Il convient par conséquent d'infirmer le jugement en ce qu'il a déclaré la société Y… et ASSOCIES responsable de la perte de valeur du vase consécutive au fêle dont il est affecté, et en ce qu'il l'a condamnée par conséquent à payer la somme de 7 000 euros, somme forfaitaire du vase en bon état, à X….

Il convient à ce sujet de constater que X… a souhaité conserver le prix de réserve initiale correspondant à la valeur d'un objet non abîmé, alors même qu'il savait que ça n'était pas le cas.

Sur les dépens et les demandes au titre de l'article 700 du code de procédure civile :

X…, qui succombe en appel, sera condamné aux entiers dépens.

En équité, il convient de condamner X… à payer à la société Y… et ASSOCIES la somme de 2 000 euros par application de l'article 700 du code de procédure civile, et il sera également condamné à lui payer les frais d'expertise de MM. B… et C…, qui entrent dans les frais irrépétibles.

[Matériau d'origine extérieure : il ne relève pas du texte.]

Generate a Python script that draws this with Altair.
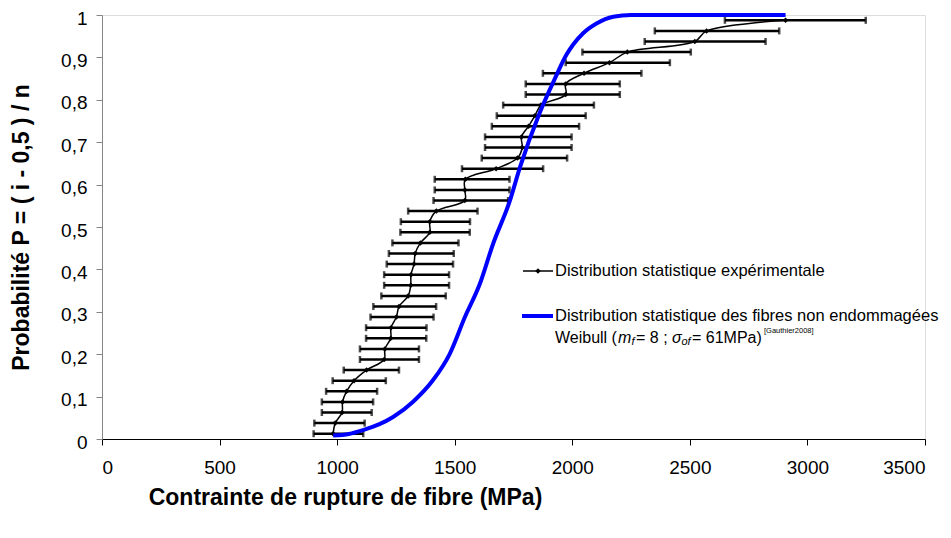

X… sera débouté de sa demande au titre de l'article 700 du code de procédure civile.

PAR CES MOTIFS

LA COUR,

Statuant après débats en audience publique, par arrêt contradictoire mis à disposition au greffe,

- Infirme le jugement en toutes ses dispositions,

Statuant à nouveau,

- Dit que la société Y… et ASSOCIES n'est pas responsable de la fêle affectant le vase DAUM que X… lui a confié en octobre 2015,

- Déboute X… de toutes ses demandes

Y ajoutant,

- Condamne X… à payer à la société Y… et ASSOCIES la somme de 2 000 euros en application de l'article 700 du code de procédure civile, ainsi que les frais d'expertise de MM. B… et C…,

- Déboute X… de sa demande relative à l'article 700 du code de procédure civile,

- Condamne X… aux entiers dépens, qui pourront être directement recouvrés par Maître HENRY, avocat, conformément aux dispositions de l'article 699 du code de procédure civile.